◆ Required work ◆
Check each line of the records below and collect those holding "this".

====================

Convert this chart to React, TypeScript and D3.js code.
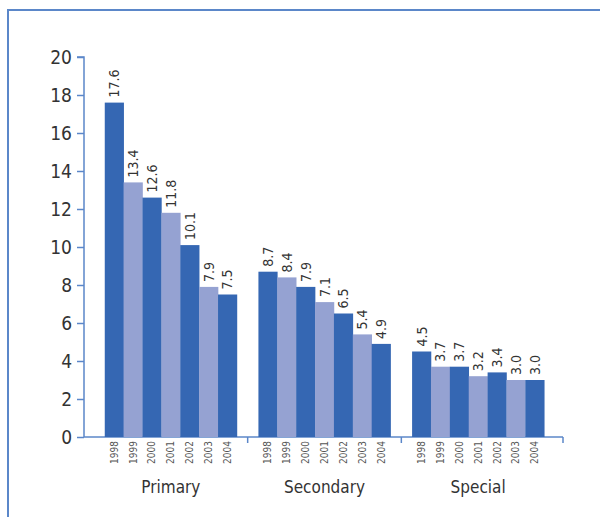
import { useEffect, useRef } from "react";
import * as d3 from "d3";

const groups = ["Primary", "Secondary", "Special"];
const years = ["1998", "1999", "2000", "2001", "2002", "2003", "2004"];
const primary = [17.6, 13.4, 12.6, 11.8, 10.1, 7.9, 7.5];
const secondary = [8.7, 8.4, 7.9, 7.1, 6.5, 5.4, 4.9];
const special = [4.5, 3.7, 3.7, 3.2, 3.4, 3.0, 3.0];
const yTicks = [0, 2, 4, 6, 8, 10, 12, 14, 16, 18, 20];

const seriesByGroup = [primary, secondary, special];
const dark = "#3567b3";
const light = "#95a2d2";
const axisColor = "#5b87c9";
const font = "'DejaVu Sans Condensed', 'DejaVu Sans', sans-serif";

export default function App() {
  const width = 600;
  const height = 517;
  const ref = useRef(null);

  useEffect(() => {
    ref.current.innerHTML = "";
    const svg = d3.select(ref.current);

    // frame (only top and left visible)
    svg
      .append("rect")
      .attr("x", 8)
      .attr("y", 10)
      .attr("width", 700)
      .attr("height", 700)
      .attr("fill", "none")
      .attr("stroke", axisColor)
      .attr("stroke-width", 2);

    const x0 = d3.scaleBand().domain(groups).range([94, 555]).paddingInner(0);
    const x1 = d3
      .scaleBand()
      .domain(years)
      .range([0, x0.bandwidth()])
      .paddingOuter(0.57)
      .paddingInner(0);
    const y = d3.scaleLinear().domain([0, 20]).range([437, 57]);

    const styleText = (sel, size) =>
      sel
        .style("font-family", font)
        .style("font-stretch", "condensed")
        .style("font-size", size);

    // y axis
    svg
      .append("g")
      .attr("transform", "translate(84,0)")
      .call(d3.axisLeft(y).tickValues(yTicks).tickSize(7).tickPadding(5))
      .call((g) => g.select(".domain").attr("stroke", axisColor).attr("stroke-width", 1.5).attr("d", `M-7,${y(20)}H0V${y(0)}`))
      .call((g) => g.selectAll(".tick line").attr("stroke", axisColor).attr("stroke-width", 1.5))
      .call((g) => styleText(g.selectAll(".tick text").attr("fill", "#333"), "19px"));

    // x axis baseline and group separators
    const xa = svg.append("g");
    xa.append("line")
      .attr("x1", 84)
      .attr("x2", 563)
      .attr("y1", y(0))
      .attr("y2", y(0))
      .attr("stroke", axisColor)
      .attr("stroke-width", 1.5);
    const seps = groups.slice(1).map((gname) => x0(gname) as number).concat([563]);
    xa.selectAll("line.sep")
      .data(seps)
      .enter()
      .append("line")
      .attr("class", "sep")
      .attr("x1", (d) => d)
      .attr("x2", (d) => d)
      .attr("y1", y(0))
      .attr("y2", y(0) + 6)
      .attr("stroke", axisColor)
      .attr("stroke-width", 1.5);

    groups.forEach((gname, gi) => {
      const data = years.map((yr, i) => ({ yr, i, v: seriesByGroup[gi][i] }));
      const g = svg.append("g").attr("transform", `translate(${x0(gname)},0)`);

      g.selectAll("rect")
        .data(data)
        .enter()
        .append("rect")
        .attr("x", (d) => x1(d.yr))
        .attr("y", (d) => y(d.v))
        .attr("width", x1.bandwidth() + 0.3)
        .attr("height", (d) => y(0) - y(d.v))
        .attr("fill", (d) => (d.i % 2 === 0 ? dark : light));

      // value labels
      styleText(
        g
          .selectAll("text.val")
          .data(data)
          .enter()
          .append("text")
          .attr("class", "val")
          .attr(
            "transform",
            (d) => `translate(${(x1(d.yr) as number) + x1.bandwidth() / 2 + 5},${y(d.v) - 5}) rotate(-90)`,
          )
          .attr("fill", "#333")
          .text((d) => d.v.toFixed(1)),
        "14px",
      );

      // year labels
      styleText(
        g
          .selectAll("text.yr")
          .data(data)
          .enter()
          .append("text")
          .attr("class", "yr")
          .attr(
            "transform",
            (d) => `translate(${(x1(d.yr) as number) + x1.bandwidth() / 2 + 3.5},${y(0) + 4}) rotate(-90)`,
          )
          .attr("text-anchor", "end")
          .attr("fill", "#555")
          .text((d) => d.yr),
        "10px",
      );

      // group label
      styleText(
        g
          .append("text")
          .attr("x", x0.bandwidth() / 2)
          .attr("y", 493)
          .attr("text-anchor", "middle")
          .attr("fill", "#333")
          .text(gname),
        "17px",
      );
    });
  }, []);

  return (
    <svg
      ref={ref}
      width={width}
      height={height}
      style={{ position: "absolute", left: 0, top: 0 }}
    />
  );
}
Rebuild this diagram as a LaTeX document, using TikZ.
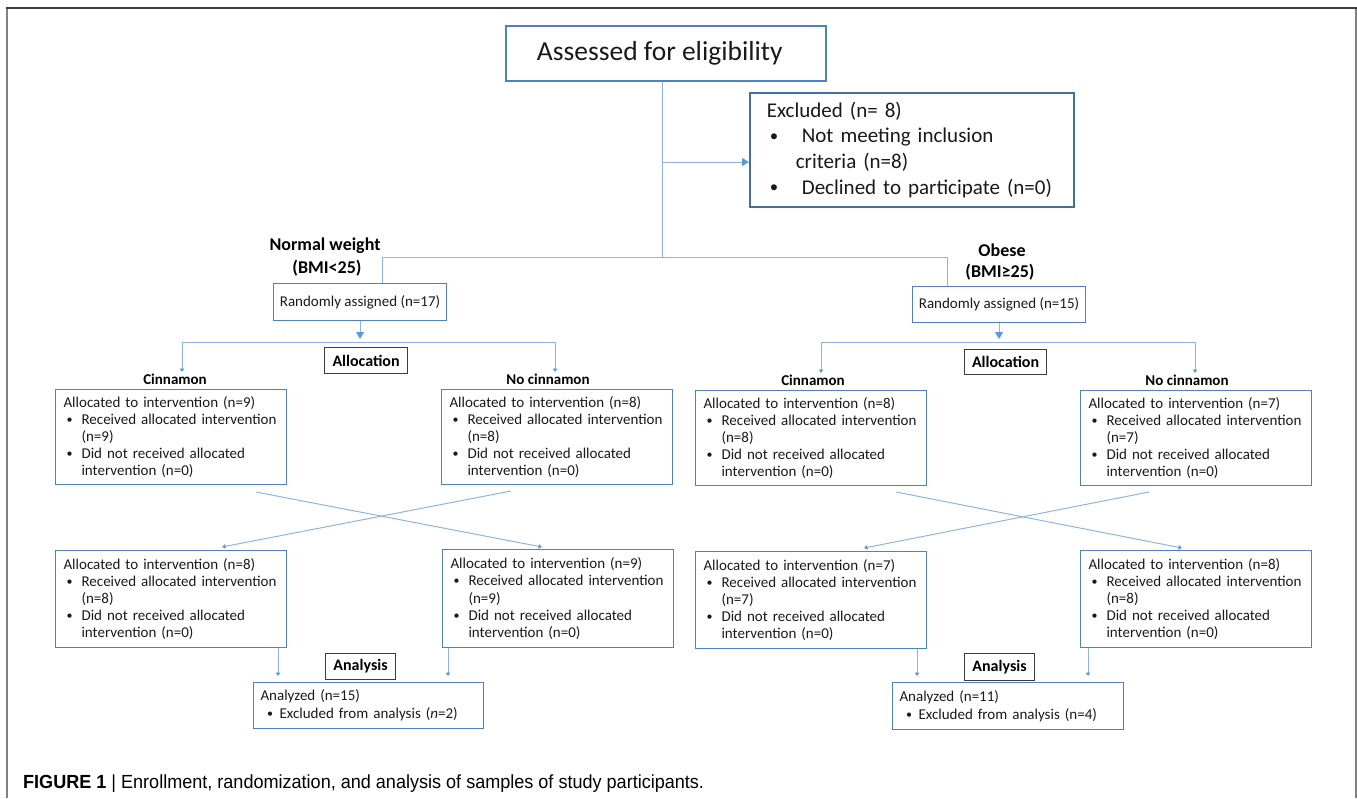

====================

◆ Task solution ◆
Convert this chart to React, TypeScript and D3.js code.
Rebuild this diagram as a LaTeX document, using TikZ.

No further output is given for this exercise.